Now, where was I? Oh yeah, leaving Dallas... we left work around 12:30 and headed for DFW airport... returned rental car... got to our terminal... went through security. Julie got stopped at security for an extra thorough check, apparently due to metal in her shoes. She was bringing a six pack of Shiner Bock beer (a Texas beer that you can't get in Rhode Island) as a present for her husband. After she had passed the pat-down and the extra wanding (and her shoes had been returned from their extra security check) one of the security people said "I'm afraid we'll have to confiscate the beer." In dismay Julie cried "Oh, no!" And security laughed and said "Just joking. Y'all have a good flight now." Lunch at a restaurant next to our gate, very convenient. I had been reading an enjoyable Connie Willis novel, To Say Nothing of the Dog, which I had somehow lost (must have left it in the hotel?) so I had to buy a new book for the flight home (one of Sarah Paretsky's V.I. Warshawski detective novels).

I had a window seat. We flew over thick clouds much of the way to Cincinnati, but then we left the clouds behind and I spent the last twenty or thirty minutes of the flight looking down at the ground, fascinated by the patterns of fields and woods, meandering rivers and streams, roads and highways, farms and towns. The sun was low in the sky (It would already be dark in Rhode Island; Ohio is in the same time zone as Rhode Island but much further west) and the autumn colors glowed on the western slopes of hills. Land in Cincinnati, change terminals, find new gate. Wait. Board plane. While we were finding our seats and stowing our luggage, etc., the pilot came back through the plane, introducing himself to everyone, chatting about the flight, about books passengers were reading, etc. A very rare but very nice touch. Land at PVD a few minutes early. Walk out to the arrivals pickup area.
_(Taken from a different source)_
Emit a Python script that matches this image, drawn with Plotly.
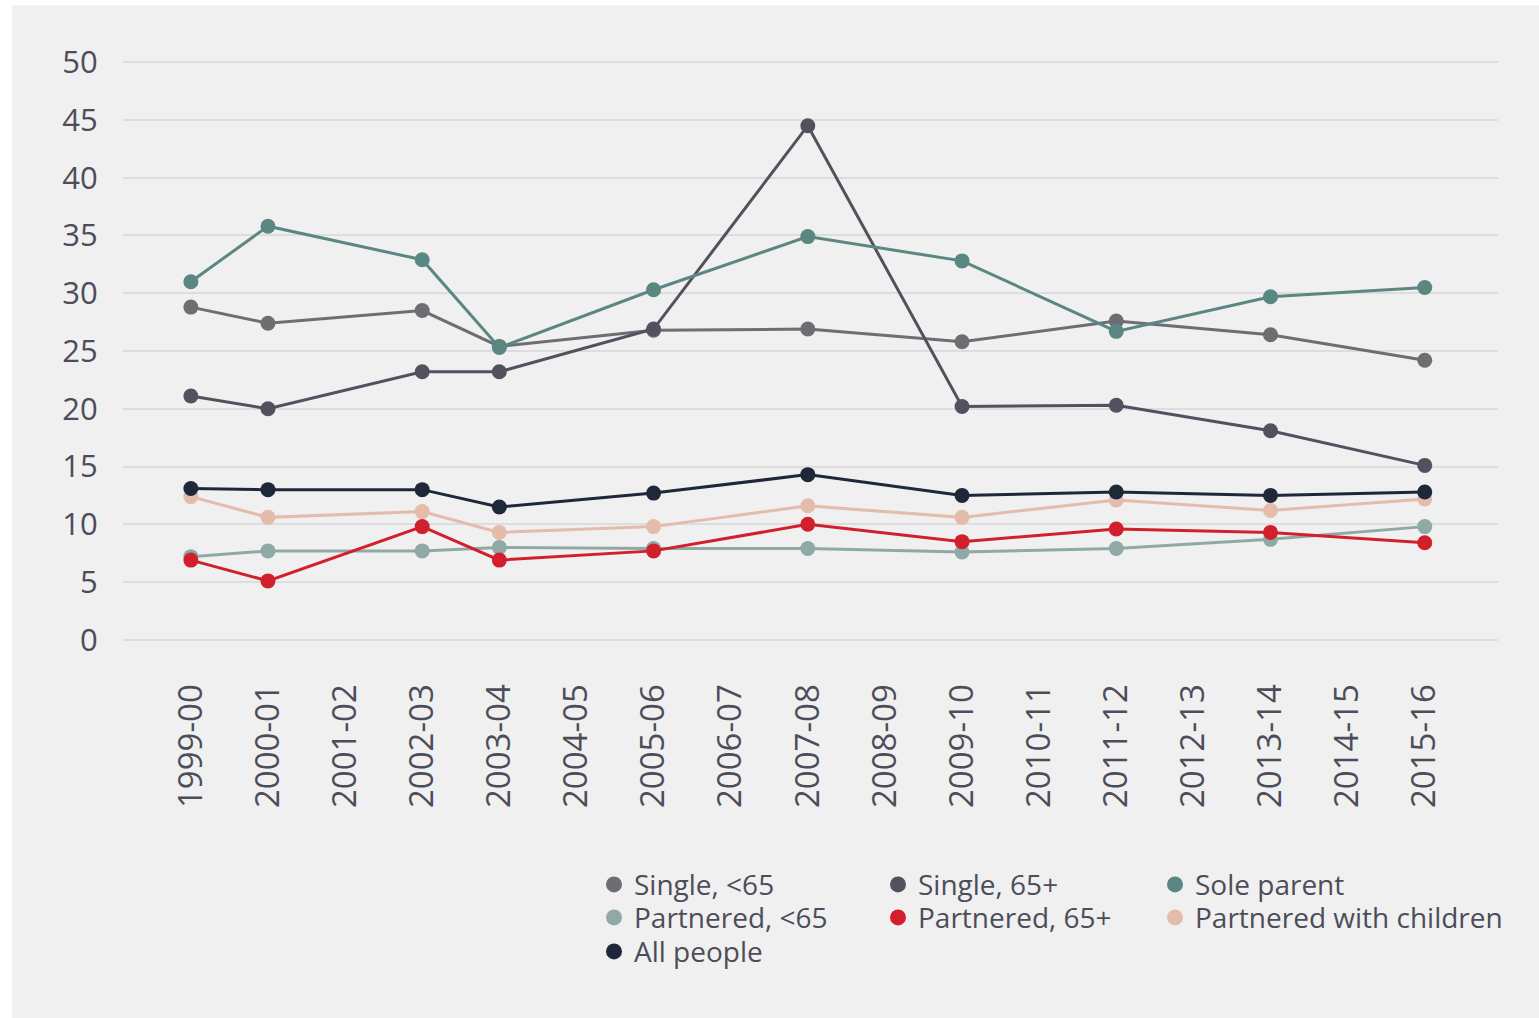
import plotly.graph_objects as go

categories = ["1999-00", "2000-01", "2001-02", "2002-03", "2003-04", "2004-05",
              "2005-06", "2006-07", "2007-08", "2008-09", "2009-10", "2010-11",
              "2011-12", "2012-13", "2013-14", "2014-15", "2015-16"]

single_u65 = [28.8, 27.4, None, 28.5, 25.4, None, 26.8, None, 26.9, None, 25.8, None, 27.6, None, 26.4, None, 24.2]
single_65p = [21.1, 20.0, None, 23.2, 23.2, None, 26.9, None, 44.5, None, 20.2, None, 20.3, None, 18.1, None, 15.1]
sole_parent = [31.0, 35.8, None, 32.9, 25.3, None, 30.3, None, 34.9, None, 32.8, None, 26.7, None, 29.7, None, 30.5]
partnered_u65 = [7.2, 7.7, None, 7.7, 8.0, None, 7.9, None, 7.9, None, 7.6, None, 7.9, None, 8.7, None, 9.8]
partnered_65p = [6.9, 5.1, None, 9.8, 6.9, None, 7.7, None, 10.0, None, 8.5, None, 9.6, None, 9.3, None, 8.4]
partnered_children = [12.4, 10.6, None, 11.1, 9.3, None, 9.8, None, 11.6, None, 10.6, None, 12.1, None, 11.2, None, 12.2]
all_people = [13.1, 13.0, None, 13.0, 11.5, None, 12.7, None, 14.3, None, 12.5, None, 12.8, None, 12.5, None, 12.8]

y_ticks = [0, 5, 10, 15, 20, 25, 30, 35, 40, 45, 50]

series = {
    "Single, <65": (single_u65, "#6d6d72"),
    "Single, 65+": (single_65p, "#52525f"),
    "Sole parent": (sole_parent, "#5b8783"),
    "Partnered, <65": (partnered_u65, "#8fa9a5"),
    "Partnered, 65+": (partnered_65p, "#d21f2c"),
    "Partnered with children": (partnered_children, "#e3bcac"),
    "All people": (all_people, "#1f2838"),
}
draw_order = ["Partnered, <65", "Partnered with children", "Partnered, 65+",
              "Single, <65", "Single, 65+", "Sole parent", "All people"]
# legend grid: (name, column, row)
legend_grid = [("Single, <65", 0, 0), ("Single, 65+", 1, 0), ("Sole parent", 2, 0),
               ("Partnered, <65", 0, 1), ("Partnered, 65+", 1, 1),
               ("Partnered with children", 2, 1), ("All people", 0, 2)]

FONT = "Open Sans"
TXT = "#4d4d5a"

fig = go.Figure()
for name in draw_order:
    vals, col = series[name]
    fig.add_trace(go.Scatter(
        x=categories, y=vals, name=name, mode="lines+markers",
        connectgaps=True, showlegend=False,
        line=dict(color=col, width=3),
        marker=dict(color=col, size=15),
        hoverinfo="x+y+name",
    ))

L, R = 123, 41
W, H = 1539, 1018
y_lo, y_hi = -0.1, 50.1
ppu = 578 / 50.0
top_px = 62 - (y_hi - 50) * ppu
bot_px = 640 + (0 - y_lo) * ppu
T = top_px
B = H - bot_px
pw = W - L - R
ph = bot_px - top_px

def px_x(p):
    return (p - L) / pw

def px_y(p):
    return (bot_px - p) / ph

fig.add_shape(type="rect", xref="paper", yref="paper",
              x0=px_x(12), x1=px_x(W + 5), y0=px_y(5), y1=px_y(H + 5),
              fillcolor="#f0f0f0", line=dict(width=0), layer="below")

col_left = [594, 878, 1155]
row_centers = [884, 917, 951]

legend_layout = {}
for i, (name, c, r) in enumerate(legend_grid):
    lid = "legend" if i == 0 else f"legend{i + 1}"
    vals, col = series[name]
    fig.add_trace(go.Scatter(
        x=[None], y=[None], name=name, mode="markers",
        marker=dict(color=col, size=18), showlegend=True, legend=lid,
    ))
    legend_layout[lid] = dict(
        orientation="h", x=px_x(col_left[c]), xanchor="left",
        y=px_y(row_centers[r] - 24), yanchor="top",
        font=dict(family=FONT, size=28, color=TXT),
        bgcolor="rgba(0,0,0,0)",
    )

fig.update_layout(
    width=W, height=H,
    margin=dict(l=L, r=R, t=T, b=B, autoexpand=False),
    paper_bgcolor="white",
    plot_bgcolor="#f0f0f0",
    font=dict(family=FONT, color=TXT),
    showlegend=True,
    xaxis=dict(
        type="category", categoryorder="array", categoryarray=categories,
        range=[-0.88, 16.95], showgrid=False, zeroline=False, showline=False,
        tickangle=-90, ticks="outside", ticklen=29, tickcolor="rgba(0,0,0,0)",
        tickfont=dict(family=FONT, size=33, color=TXT),
    ),
    yaxis=dict(
        range=[y_lo, y_hi], tickvals=y_ticks,
        showgrid=True, gridcolor="#dddddd", gridwidth=2,
        zeroline=False, showline=False,
        ticks="outside", ticklen=18, tickcolor="rgba(0,0,0,0)",
        tickfont=dict(family=FONT, size=31, color=TXT),
    ),
    **legend_layout,
)

fig.write_html("out.html", config={"displayModeBar": False},
               post_script="document.body.style.margin='0px';document.body.style.overflow='hidden';")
I passed Julie my cell so she could call her husband... he was walking to the terminal from the parking lot, carrying a winter coat for her. Then I phoned Sean... he was on his way, just a few minutes from the airport. I told him where I would be standing. A few minutes later my phone rang, Sean saying he was stopped at a traffic light and he could see me. Get home around ten o'clock. So good to be home!

I suppose I could have written an entry yesterday -- I had meant to, but I ended up in several extended exchanges of email and ran out of time. We had dinner with Nancy's mother and Rhode Island sister (and family) and a visiting sister from N.Y. We had a good meal, drank wine, laughed and joked, made some Thanksgiving plans... like who would sleep where... there are three houses here in Rhode Island (us, her sister, her mom) plus this weekend's visiting sister has arranged to rent a house for Thanksgiving week... but remember, Nancy is one of ten siblings, all of whom are married or have significant others, all but one of whom have children, two of those children are now married, one of them has two kids and one on the way... plus two others are in significant partnerships... and everyone will probably be in Rhode Island for Thanksgiving except probably the brother in Chicago... in other words, counting children, at least three dozen people coming from out-of-state. Thanksgiving logistics can get quite complicated with a family this size.